Machine Learning/weka

From Noisebridge
Jump to navigation Jump to search

Here are the weka commands I used for discretization, obfuscation (to reduce size of files) and classification of the KDD set. Note: I'm running on a latest gen Macbook that I've overclocked with 8GB ram, which was needed (-Xms4096m -Xmx8192m) during processing even for the obfuscated files.

Discretize: need to unset class temporarily in order to treat the class attribute the same as all other attributes; Not all filters support this, and they consequently cause a lot of pain to apply; This is a small detail in weka that makes it much less usable in many cases.

java -Xms4096m -Xmx8192m -cp weka.jar
weka.filters.unsupervised.attribute.Discretize
-unset-class-temporarily -F -B 10 -i aUnified.csv -o
aUnifiedDiscretized.csv
 (to understand the command line options, you can invoke java -cp
weka.jar weka.filters.unsupervised.attribute.Discretize -h )

Obfuscating:

java -Xms4096m -Xmx8192m -cp weka.jar
weka.filters.unsupervised.attribute.Obfuscate -i atest.arff -o
atestObf.arff

Classification: this is the command I tried for producing predictions but I wasn't able to get the labels for the test data....

java -Xms4096m -Xmx8192m -cp weka.jar
weka.classifiers.bayes.NaiveBayesUpdateable -t atrainObf.arff -T
atestObf.arff -p last > aOut1.txt

So instead I wrote a small Java class to do this. Using an updateable classifier so it loads the file one line at a time, so it will fit into memory.

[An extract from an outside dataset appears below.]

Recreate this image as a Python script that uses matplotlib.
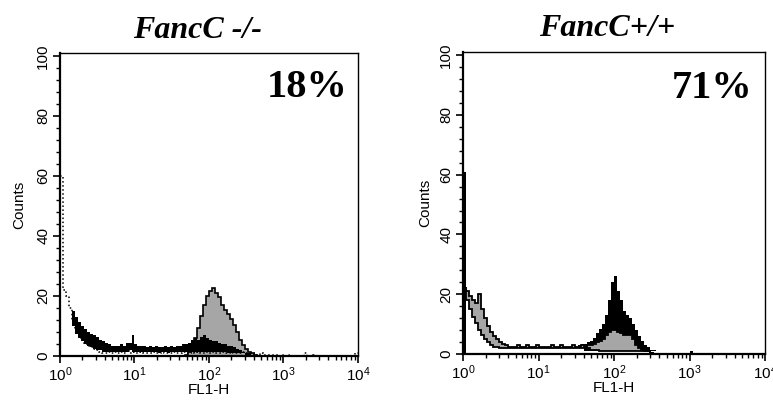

       log.info("Loading data...");
       NaiveBayesUpdateable nb;
       {
               ArffLoader loader = new ArffLoader();
               loader.setFile(new File("atrain.arff"));
               Instances structure = loader.getStructure();
               structure.setClassIndex(structure.numAttributes() - 1);

               // train NaiveBayes
               nb = new NaiveBayesUpdateable();
               nb.buildClassifier(structure);
               Instance current;
               while ((current = loader.getNextInstance(structure)) != null) {
                 nb.updateClassifier(current);
               }

       }

       log.info("Now classifying...");
       {
           FileWriter fw = new FileWriter("aPredictions.txt", true);
               ArffLoader loader = new ArffLoader();
               loader.setFile(new File("atest.arff"));
               Instances structure = loader.getStructure();
               structure.setClassIndex(structure.numAttributes() - 1);

               // classify using NaiveBayes
               Instance current;
               while ((current = loader.getNextInstance(structure)) != null) {
                   double clsLabel = nb.classifyInstance(current);
                   double[] distribution = nb.distributionForInstance(current);
// here I tried to cap the probability predictions at mean +- one
standard deviation of the iq; could instead also just predict
distribution[1] value
double estimate = Math.max(Math.min(distribution[1], 0.92d),0.80d); //
iq mean: 0.86, standard dev 6
                   log.info("ClassLabel: " + clsLabel + ", estimate: " +estimate);
                   fw.write("" + estimate + "\r\n");
               }
           fw.close();

       }